Additionally, the NSAC called on the Heads of State o ensure that they integrate nature-based solutions into their mitigation and adaptation strategies.
They said as the world heads to Dubai, United Arab Emirates (UAE) for COP28 meeting, they want the developed countries fulfil their historical responsibility and provide adequate and predictable finance, technology transfer, and capacity building to support adaptation, mitigation, and loss and damage in Africa.
“We are much more keen to collaborate in pushing for grant-based funding mechanisms,” they noted.
They reiterated their position on the rejection of the promotion of carbon markets that are not responsive and do not serve the climate justice imperatives for Africa.
“We further urge for continued dialogue in the spirit of closing knowledge gaps on carbon markets that are apparent, at all levels,” they observed.

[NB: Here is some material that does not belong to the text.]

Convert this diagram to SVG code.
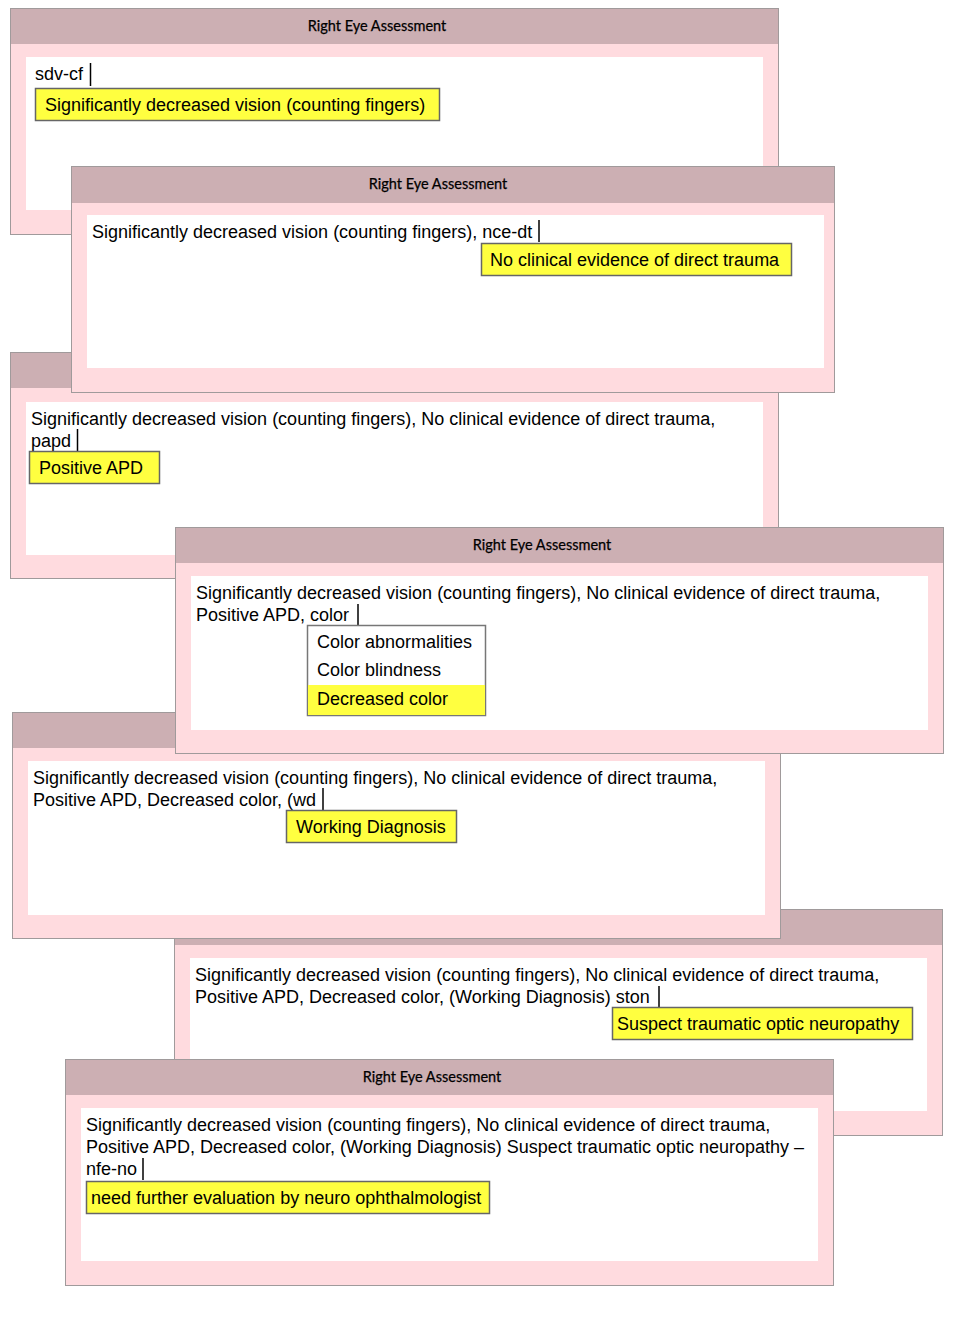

They asked African leaders to commit themselves to a just and equitable transition to renewable energy, ensuring that energy access is prioritised for the poor and marginalised and that community ownership and participation are guaranteed.
“We urge African leaders to stand by the principles of climate justice, human rights, gender equality, and intergenerational equity in all climate policies and actions,” they called.
The NSAC said it was optimistic that this Nairobi Declaration is a forward step towards accomplishing more ambitious and comprehensive climate action in Africa and globally and it is fully prepared to collaborate with the Heads of State and other stakeholders in the implementation of the Africa Climate Summit’s Declaration and in collectivizing Africa’s position towards COP28.